Debt Consolidation
Don’t let your debt spiral out of control
Debt consolidation is taking a new loan from the bank at a lower interest rate to replace your existing debts such as outstanding credit cards, hire purchase loans, personal loans and car loans which are at a higher interest rate and shorter repayment terms.
Your current debts which were taken from private finance companies at interest rates varying between 10-25% can be paid off and replaced by taking a new loan from the bank at home loan interest rates. This is borrowed with your home acting as security, provided your current home loan is below 80% of the value of the home.
Why consolidate your debts:
- Replacing your credit card and hire purchase debts with an additional loan on your home will lower the overall interest rate you pay on your debts giving you a bit more breathing room so you can use the money you save to cover other necessary expenses.

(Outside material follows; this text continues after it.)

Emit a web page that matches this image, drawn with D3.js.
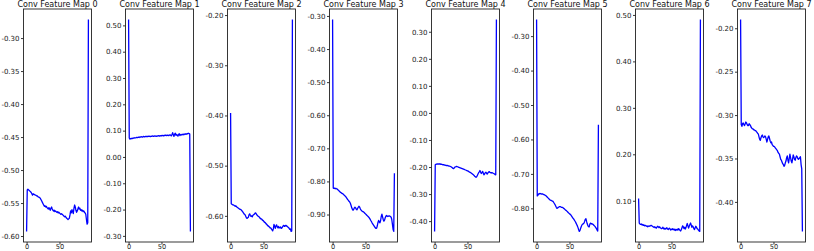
<!DOCTYPE html>
<html><head><meta charset="utf-8">
<script src="https://cdn.jsdelivr.net/npm/d3@7"></script>
<style>body{margin:0;background:#fff}svg{display:block}</style></head>
<body><svg id="c" width="814" height="251"></svg>
<script>
const titles = ["Conv Feature Map 0","Conv Feature Map 1","Conv Feature Map 2","Conv Feature Map 3","Conv Feature Map 4","Conv Feature Map 5","Conv Feature Map 6","Conv Feature Map 7"];
const xTicks = [0, 50];

const series0 = [-0.593,-0.530,-0.529,-0.530,-0.531,-0.532,-0.533,-0.534,-0.536,-0.538,-0.536,-0.537,-0.537,-0.538,-0.538,-0.539,-0.539,-0.540,-0.541,-0.541,-0.542,-0.543,-0.545,-0.547,-0.549,-0.551,-0.553,-0.555,-0.554,-0.556,-0.555,-0.557,-0.558,-0.559,-0.557,-0.559,-0.561,-0.558,-0.556,-0.559,-0.561,-0.562,-0.561,-0.563,-0.562,-0.563,-0.564,-0.563,-0.565,-0.564,-0.565,-0.566,-0.567,-0.566,-0.567,-0.568,-0.569,-0.570,-0.571,-0.570,-0.572,-0.573,-0.574,-0.575,-0.574,-0.573,-0.568,-0.562,-0.565,-0.560,-0.563,-0.566,-0.558,-0.553,-0.556,-0.561,-0.564,-0.562,-0.559,-0.556,-0.559,-0.558,-0.561,-0.560,-0.562,-0.561,-0.563,-0.562,-0.564,-0.565,-0.567,-0.575,-0.582,-0.580,-0.272];
const series1 = [0.522,0.072,0.068,0.070,0.069,0.071,0.070,0.072,0.071,0.073,0.072,0.073,0.074,0.073,0.074,0.075,0.074,0.076,0.075,0.077,0.076,0.075,0.077,0.078,0.076,0.077,0.078,0.077,0.079,0.077,0.078,0.079,0.078,0.077,0.079,0.078,0.079,0.080,0.078,0.079,0.080,0.079,0.078,0.080,0.079,0.080,0.081,0.079,0.080,0.081,0.080,0.082,0.081,0.080,0.082,0.081,0.083,0.082,0.081,0.083,0.082,0.081,0.083,0.084,0.082,0.080,0.085,0.092,0.084,0.078,0.087,0.090,0.082,0.086,0.083,0.079,0.085,0.088,0.081,0.084,0.086,0.083,0.085,0.087,0.084,0.086,0.088,0.086,0.087,0.089,0.088,0.090,0.089,0.087,-0.283];
const series2 = [-0.395,-0.576,-0.577,-0.578,-0.578,-0.579,-0.580,-0.581,-0.580,-0.582,-0.583,-0.584,-0.585,-0.586,-0.587,-0.587,-0.588,-0.590,-0.591,-0.593,-0.595,-0.597,-0.598,-0.601,-0.604,-0.605,-0.604,-0.603,-0.598,-0.596,-0.599,-0.601,-0.600,-0.602,-0.599,-0.598,-0.597,-0.595,-0.594,-0.596,-0.598,-0.600,-0.601,-0.602,-0.603,-0.605,-0.606,-0.606,-0.608,-0.609,-0.610,-0.612,-0.613,-0.614,-0.616,-0.617,-0.619,-0.620,-0.621,-0.622,-0.624,-0.624,-0.626,-0.628,-0.630,-0.626,-0.617,-0.621,-0.625,-0.620,-0.618,-0.622,-0.624,-0.621,-0.624,-0.623,-0.622,-0.625,-0.624,-0.622,-0.620,-0.619,-0.621,-0.620,-0.619,-0.620,-0.621,-0.622,-0.623,-0.625,-0.627,-0.626,-0.631,-0.630,-0.209];
const series3 = [-0.311,-0.820,-0.821,-0.820,-0.822,-0.821,-0.822,-0.823,-0.825,-0.827,-0.829,-0.831,-0.833,-0.834,-0.836,-0.837,-0.838,-0.840,-0.842,-0.844,-0.846,-0.849,-0.852,-0.855,-0.857,-0.860,-0.862,-0.866,-0.872,-0.879,-0.884,-0.887,-0.885,-0.880,-0.878,-0.880,-0.884,-0.886,-0.882,-0.878,-0.875,-0.877,-0.882,-0.886,-0.888,-0.890,-0.891,-0.892,-0.894,-0.896,-0.898,-0.900,-0.902,-0.904,-0.906,-0.908,-0.911,-0.914,-0.918,-0.921,-0.925,-0.928,-0.931,-0.934,-0.937,-0.940,-0.942,-0.941,-0.934,-0.924,-0.918,-0.922,-0.925,-0.918,-0.906,-0.899,-0.907,-0.915,-0.920,-0.917,-0.910,-0.905,-0.903,-0.905,-0.906,-0.905,-0.904,-0.905,-0.906,-0.908,-0.915,-0.930,-0.945,-0.951,-0.775];
const series4 = [-0.438,-0.192,-0.190,-0.189,-0.188,-0.189,-0.188,-0.189,-0.188,-0.190,-0.189,-0.190,-0.191,-0.192,-0.191,-0.193,-0.193,-0.194,-0.195,-0.194,-0.195,-0.196,-0.197,-0.197,-0.198,-0.199,-0.201,-0.203,-0.205,-0.206,-0.203,-0.200,-0.199,-0.198,-0.198,-0.199,-0.200,-0.201,-0.202,-0.203,-0.204,-0.205,-0.206,-0.207,-0.208,-0.209,-0.210,-0.211,-0.212,-0.213,-0.214,-0.215,-0.217,-0.218,-0.220,-0.221,-0.223,-0.225,-0.227,-0.229,-0.231,-0.234,-0.236,-0.238,-0.236,-0.231,-0.226,-0.221,-0.218,-0.213,-0.219,-0.224,-0.221,-0.216,-0.222,-0.229,-0.226,-0.221,-0.219,-0.223,-0.226,-0.222,-0.219,-0.217,-0.219,-0.221,-0.222,-0.221,-0.222,-0.223,-0.224,-0.226,-0.228,-0.229,0.345];
const series5 = [-0.252,-0.764,-0.762,-0.759,-0.757,-0.758,-0.757,-0.758,-0.759,-0.758,-0.759,-0.760,-0.761,-0.762,-0.763,-0.765,-0.767,-0.769,-0.771,-0.773,-0.775,-0.776,-0.777,-0.778,-0.779,-0.780,-0.783,-0.786,-0.789,-0.793,-0.797,-0.800,-0.799,-0.797,-0.796,-0.795,-0.795,-0.796,-0.797,-0.797,-0.798,-0.800,-0.801,-0.803,-0.805,-0.806,-0.808,-0.810,-0.812,-0.814,-0.816,-0.817,-0.819,-0.822,-0.825,-0.828,-0.830,-0.833,-0.836,-0.839,-0.843,-0.847,-0.851,-0.856,-0.862,-0.867,-0.864,-0.858,-0.853,-0.848,-0.846,-0.845,-0.843,-0.838,-0.832,-0.830,-0.838,-0.845,-0.850,-0.853,-0.854,-0.846,-0.843,-0.844,-0.846,-0.845,-0.847,-0.849,-0.851,-0.853,-0.856,-0.859,-0.863,-0.866,-0.557];
const series6 = [0.105,0.052,0.050,0.049,0.050,0.048,0.049,0.047,0.048,0.046,0.047,0.046,0.045,0.046,0.044,0.045,0.046,0.045,0.046,0.047,0.046,0.045,0.044,0.043,0.044,0.042,0.043,0.041,0.043,0.045,0.044,0.042,0.044,0.042,0.041,0.040,0.041,0.043,0.040,0.039,0.041,0.039,0.040,0.042,0.039,0.038,0.040,0.041,0.039,0.037,0.039,0.038,0.040,0.038,0.037,0.039,0.036,0.038,0.037,0.039,0.037,0.040,0.038,0.036,0.035,0.038,0.042,0.046,0.044,0.040,0.043,0.039,0.042,0.047,0.051,0.046,0.041,0.045,0.049,0.052,0.048,0.043,0.046,0.044,0.040,0.038,0.042,0.045,0.043,0.040,0.039,0.037,0.035,0.034,0.490];
const series7 = [-0.190,-0.311,-0.313,-0.310,-0.309,-0.311,-0.312,-0.310,-0.308,-0.309,-0.311,-0.312,-0.312,-0.310,-0.311,-0.312,-0.314,-0.315,-0.316,-0.316,-0.317,-0.317,-0.318,-0.318,-0.319,-0.320,-0.321,-0.322,-0.325,-0.328,-0.329,-0.326,-0.324,-0.323,-0.325,-0.326,-0.325,-0.324,-0.325,-0.328,-0.331,-0.328,-0.325,-0.324,-0.327,-0.330,-0.332,-0.331,-0.334,-0.335,-0.336,-0.336,-0.337,-0.338,-0.339,-0.340,-0.341,-0.343,-0.344,-0.345,-0.348,-0.351,-0.352,-0.354,-0.356,-0.357,-0.359,-0.358,-0.355,-0.353,-0.349,-0.347,-0.352,-0.355,-0.350,-0.345,-0.349,-0.353,-0.355,-0.351,-0.346,-0.348,-0.351,-0.352,-0.349,-0.347,-0.348,-0.350,-0.351,-0.350,-0.349,-0.348,-0.357,-0.362,-0.434];

const yTicks0 = [-0.60,-0.55,-0.50,-0.45,-0.40,-0.35,-0.30];
const yTicks1 = [-0.30,-0.20,-0.10,0.00,0.10,0.20,0.30,0.40,0.50];
const yTicks2 = [-0.60,-0.50,-0.40,-0.30,-0.20];
const yTicks3 = [-0.90,-0.80,-0.70,-0.60,-0.50,-0.40,-0.30];
const yTicks4 = [-0.40,-0.30,-0.20,-0.10,0.00,0.10,0.20,0.30];
const yTicks5 = [-0.80,-0.70,-0.60,-0.50,-0.40,-0.30];
const yTicks6 = [0.10,0.20,0.30,0.40,0.50];
const yTicks7 = [-0.40,-0.35,-0.30,-0.25,-0.20];

const seriesList = [series0,series1,series2,series3,series4,series5,series6,series7];
const tickList = [yTicks0,yTicks1,yTicks2,yTicks3,yTicks4,yTicks5,yTicks6,yTicks7];

const svg = d3.select('#c');
const FONT = 'DejaVu Sans';
const panelTop = 9, panelW = 68, panelH = 233;
const fmt = d => (Math.abs(d) < 1e-9 ? 0 : d).toFixed(2);

seriesList.forEach((s, k) => {
  const left = 23.5 + 102 * k;
  const n = s.length;
  const [mn, mx] = d3.extent(s);
  const py = (mx - mn) * 0.05, px = (n - 1) * 0.05;
  const x = d3.scaleLinear().domain([-px, n - 1 + px]).range([0, panelW]);
  const y = d3.scaleLinear().domain([mn - py, mx + py]).range([panelH, 0]);
  const g = svg.append('g').attr('transform', `translate(${left},${panelTop})`);

  g.append('path').datum(s)
    .attr('d', d3.line().x((d, i) => x(i)).y(d => y(d)))
    .attr('fill', 'none').attr('stroke', '#0000ff').attr('stroke-width', 1.3)
    .attr('stroke-linejoin', 'round');

  const ya = g.append('g').call(d3.axisLeft(y).tickValues(tickList[k]).tickFormat(fmt).tickSize(2.5).tickPadding(1.5));
  const xa = g.append('g').attr('transform', `translate(0,${panelH})`)
    .call(d3.axisBottom(x).tickValues(xTicks).tickFormat(d3.format('d')).tickSize(2.5).tickPadding(0));
  [ya, xa].forEach(a => {
    a.select('.domain').remove();
    a.selectAll('line').attr('stroke', '#222').attr('stroke-width', 0.9);
    a.selectAll('text').attr('font-family', FONT).attr('font-size', '7px').attr('fill', '#1a1a1a');
  });
  xa.selectAll('text').attr('font-size', '6.6px');

  g.append('rect').attr('x', 0).attr('y', 0).attr('width', panelW).attr('height', panelH)
    .attr('fill', 'none').attr('stroke', '#222').attr('stroke-width', 0.9);

  svg.append('text').attr('x', left + panelW / 2).attr('y', 7)
    .attr('text-anchor', 'middle').attr('font-family', FONT).attr('font-size', '8px')
    .attr('fill', '#111').text(titles[k]);
});
</script></body></html>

- Budgeting can be easier as you have only one loan repayment to track rather than tracking repayment of each debt individually.
- Having your credit card and hire purchase debts consolidated at a lower rate can free up more money which you can direct towards your home loan repayments thus paying your home loan off faster.
- Taking this additional debt on your home loan will give you more time to repay these debts as the repayment term on home loans is longer than hire purchase and similar personal loan terms.
Costs of debt consolidation
Discharge fee
When you repay your external debt, the debt company may charge an additional discharge or early repayment fee.
Valuation fee
Since banks only give up to 80% loan when it comes to debt consolidation, you may need to get the valuation of your house to see how much of your external debts you can consolidate.
Solicitor fee
As you will be taking a new loan from the bank to repay your external debts, banks may ask you to sign the new loan documents in front of a solicitor who will charge you a fee.